Considering there were about 10,000 people in the crowd at the time the stage toppled backwards in high winds and rain, Monahan said he's glad no one else was hurt.
Calling it a freak accident, he said the stage was inspected daily and there was no reason to believe there was anything amiss.
Festival staff will be reviewing procedures going forward to make sure this doesn't happen again and will work to implement any recommendations that should come from the ministry investigation.
Monahan said he would also look to improve communication between his staff and Environment Canada's weather office.
The office issued a weather watch, and then a severe weather warning, for the area Sunday night, but Monahan couldn't say how quickly his staff moved to clear the stage.

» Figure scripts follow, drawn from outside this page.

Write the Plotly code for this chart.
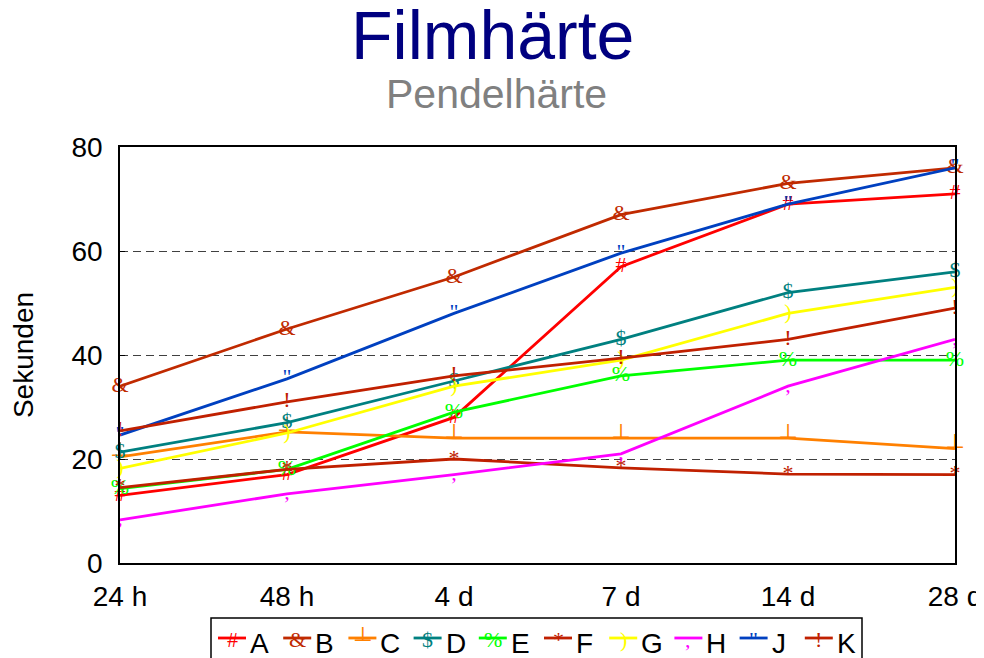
import plotly.graph_objects as go

# categories on the x axis
periods = ["24 h", "48 h", "4 d", "7 d", "14 d", "28 d"]

# pendulum hardness in seconds per sample
a_vals = [13, 17, 28, 57, 69, 71]
b_vals = [34, 45, 55, 67, 73, 76]
c_vals = [20.4, 25.2, 24, 24, 24, 22]
d_vals = [21.3, 27, 35, 43, 52, 56]
e_vals = [14.3, 18, 29, 36, 39, 39]
f_vals = [14.5, 18, 20, 18.3, 17.1, 17]
g_vals = [18.2, 25, 34, 39, 48, 53]
h_vals = [8.3, 13.3, 17, 21, 34, 43]
j_vals = [24.6, 35.4, 48, 59.6, 69, 76]
k_vals = [25.4, 31, 36, 39.4, 43, 49]

series_names = ["A", "B", "C", "D", "E", "F", "G", "H", "J", "K"]
series_values = [a_vals, b_vals, c_vals, d_vals, e_vals,
                 f_vals, g_vals, h_vals, j_vals, k_vals]
series_colors = ["#FF0000", "#C02A00", "#FF8000", "#008080", "#00FF00",
                 "#C02000", "#FFFF00", "#FF00FF", "#0040C0", "#C02000"]
series_glyphs = ["#", "&", "┴", "$", "%", "*", ")", ",", '"', "!"]

# the page body adds an 8px margin, so the figure is shrunk by that much
OFF = 8
W, H = 984 - OFF, 658 - OFF
L, R, T, B = 112, 29, 139, 95
PW, PH = W - L - R, H - T - B


def px_x(x):
    """screen pixel -> paper x"""
    return (x - OFF - L) / PW


def px_y(y):
    """screen pixel -> paper y"""
    return (H - B - (y - OFF)) / PH


GLYPH_FONT = "Liberation Serif, DejaVu Serif"

fig = go.Figure()

for name, vals, color, glyph in zip(series_names, series_values,
                                    series_colors, series_glyphs):
    fig.add_trace(
        go.Scatter(
            x=periods,
            y=vals,
            name=name,
            mode="lines+text",
            text=[glyph] * len(vals),
            textposition="middle center",
            textfont=dict(family=GLYPH_FONT, size=22, color=color),
            line=dict(color=color, width=2.8),
            cliponaxis=False,
            hoverinfo="x+y+name",
        )
    )

shapes = []
annotations = []

# -----------------------
# Legend box drawn by hand
# -----------------------
shapes.append(dict(
    type="rect", xref="paper", yref="paper",
    x0=px_x(211), x1=px_x(862), y0=px_y(618), y1=px_y(675),
    line=dict(color="black", width=1.5), fillcolor="white", layer="above",
))

for i, (name, color, glyph) in enumerate(zip(series_names, series_colors,
                                             series_glyphs)):
    x0 = 218 + 65.2 * i
    shapes.append(dict(
        type="line", xref="paper", yref="paper",
        x0=px_x(x0), x1=px_x(x0 + 28), y0=px_y(638), y1=px_y(638),
        line=dict(color=color, width=2.8), layer="above",
    ))
    annotations.append(dict(
        text=glyph, xref="paper", yref="paper",
        x=px_x(x0 + 14), y=px_y(639), xanchor="center", yanchor="middle",
        showarrow=False, font=dict(family=GLYPH_FONT, size=22, color=color),
    ))
    annotations.append(dict(
        text=name, xref="paper", yref="paper",
        x=px_x(x0 + 30), y=px_y(643), xanchor="left", yanchor="middle",
        showarrow=False, font=dict(size=28, color="black"),
    ))

# -----------------------
# Title and subtitle
# -----------------------
annotations.append(dict(
    text="Filmhärte", xref="paper", yref="paper",
    x=px_x(492), y=px_y(35), xanchor="center", yanchor="middle",
    showarrow=False, font=dict(size=68, color="#000080"),
))
annotations.append(dict(
    text="Pendelhärte", xref="paper", yref="paper",
    x=px_x(496), y=px_y(94), xanchor="center", yanchor="middle",
    showarrow=False, font=dict(size=41, color="#808080"),
))

fig.update_layout(
    width=W,
    height=H,
    paper_bgcolor="white",
    plot_bgcolor="white",
    font=dict(family="Liberation Sans, Arial", size=28, color="black"),
    margin=dict(l=L, r=R, t=T, b=B, autoexpand=False),
    showlegend=False,
    shapes=shapes,
    annotations=annotations,
)

fig.update_xaxes(
    type="category",
    range=[0, 5],
    showline=True,
    linecolor="black",
    linewidth=1.5,
    mirror=True,
    showgrid=False,
    ticks="",
    ticklabelstandoff=8,
)
fig.update_yaxes(
    range=[0, 80],
    dtick=20,
    showline=True,
    linecolor="black",
    linewidth=1.5,
    mirror=True,
    showgrid=True,
    gridcolor="#404040",
    griddash="8px,5px",
    gridwidth=1,
    zeroline=False,
    ticks="inside",
    ticklen=5,
    tickcolor="black",
    ticklabelstandoff=10,
    title=dict(text="Sekunden", font=dict(size=28), standoff=34),
)

fig.write_html("out.html")
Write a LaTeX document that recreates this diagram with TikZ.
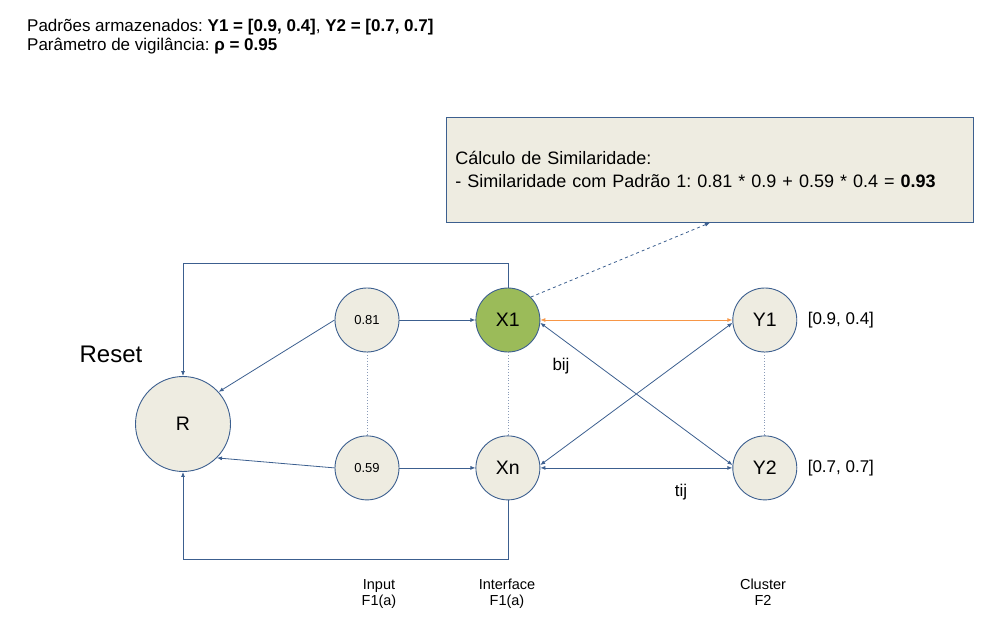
\documentclass[tikz,border=0pt]{standalone}
\usepackage{fontspec}
\setmainfont{Liberation Sans}
\usetikzlibrary{arrows.meta,positioning,calc}
\definecolor{Edge}{HTML}{3C5F8F}
\definecolor{Paper}{HTML}{EEECE1}
\definecolor{Leaf}{HTML}{9BBB59}
\definecolor{Amber}{HTML}{F79646}
\definecolor{Dots}{HTML}{8A9BB8}
\frenchspacing

\begin{document}
\begin{tikzpicture}[
  x=1pt, y=-1pt,
  node distance=83pt and 76pt,
  unit/.style={circle, draw=Edge, fill=Paper, line width=0.9pt, minimum size=64pt, inner sep=0pt, font=\fontsize{19.5}{22}\selectfont},
  small/.style={unit, font=\fontsize{13}{15}\selectfont},
  arr/.style={-{Latex[length=5pt,width=4pt]}, Edge, line width=0.8pt},
  both/.style={{Latex[length=5pt,width=4pt]}-{Latex[length=5pt,width=4pt]}, Edge, line width=0.8pt},
  link/.style={Dots, dotted, line width=0.8pt},
  lbl/.style={font=\fontsize{17}{19}\selectfont},
  layer/.style={align=center, anchor=north, inner sep=0pt, font=\fontsize{14.5}{16}\selectfont}
]
\useasboundingbox (0,0) rectangle (994,628);

% header
\node[anchor=west, align=left, inner sep=0pt, font=\fontsize{17}{19}\selectfont] (info) at (27,37)
  {Padrões armazenados: \textbf{Y1 = [0.9, 0.4]}, \textbf{Y2 = [0.7, 0.7]}\\Parâmetro de vigilância: \textbf{ρ = 0.95}};

% similarity box
\node[draw=Edge, fill=Paper, line width=0.8pt, anchor=north west, minimum height=105pt, text width=509pt, inner xsep=9pt, align=left, font=\fontsize{18}{23}\selectfont] (calc) at (446,117)
  {Cálculo de Similaridade:\\- Similaridade com Padrão 1: 0.81 * 0.9 + 0.59 * 0.4 = \textbf{0.93}};

% units
\node[unit, minimum size=95pt] (r) at (183,424) {R};
\node[small] (in81) at (367,320) {0.81};
\node[small, below=of in81] (in59) {0.59};
\node[unit, fill=Leaf, right=of in81] (x1) {X1};
\node[unit, below=of x1] (xn) {Xn};
\node[unit, right=192pt of x1] (y1) {Y1};
\node[unit, below=of y1] (y2) {Y2};

% labels
\node[font=\fontsize{24}{26}\selectfont] (reset) at (111,354) {Reset};
\node[lbl, right=7pt of y1] (p1) {[0.9, 0.4]};
\node[lbl, right=7pt of y2] (p2) {[0.7, 0.7]};
\node[lbl] (bij) at (561,366) {bij};
\node[lbl] (tij) at (681,492) {tij};
\node[layer] (lin) at (379,579) {Input\\F1(a)};
\node[layer] (lif) at (507,579) {Interface\\F1(a)};
\node[layer] (lcl) at (763,579) {Cluster\\F2};

% arrows
\draw[arr] (in81) -- (x1);
\draw[arr] (in59) -- (xn);
\draw[arr] (in81.west) -- (r.42);
\draw[arr] (in59.west) -- (r.-45);
\draw[arr] (x1.north) -- ++(0,-24) -| (r.north);
\draw[arr] (xn.south) -- ++(0,59) -| (r.south);
\draw[both, Amber] (x1.east) -- (y1.west);
\draw[both] (xn.east) -- (y2.west);
\draw[both] (x1.-5) -- (y2.175);
\draw[both] (xn.5) -- (y1.185);
\draw[arr, dashed] (x1.north east) -- (calc.south);
\draw[link] (in81) -- (in59);
\draw[link] (x1) -- (xn);
\draw[link] (y1) -- (y2);
\end{tikzpicture}
\end{document}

Meanwhile, Ottawa Mayor Jim Watson is reflecting on his close call during the show, where he had the best seat in the house – atop a tower by the stage – until it almost blew over.
Watson and two of his staffers, Danielle McGee and Joel Thirsk, were at the festival presenting honours and stuck around for Cheap Trick, who were on stage when it blew over.
The city hall trio were given seats in a raised area over the crowd.
"It was a great view, but you could tell this storm was coming," Watson said Monday.
McGee said the weather changed in a heartbeat.
"I thought, let's just run as fast as we can off this thing," McGee said.
No one even realized what happened across the field.
"We heard it collapse. It was sort of a mad dash," Thirsk said.
"I was just concerned for the mayor to make sure he got out OK."
Watson said he's thankful the stage didn't fall forward on the crowd.
"What I noticed was the staff and the volunteers and security people were very calm and organized," Watson said.
Police, firefighters and paramedics are also praising the organizers.
The same storm blew a path of destruction across the region, with high winds knocking over trees and trailers Quebec's Val des Bois camping area.
About 40,000 people without power at the storm's peak, and 10,000 were still unplugged Monday.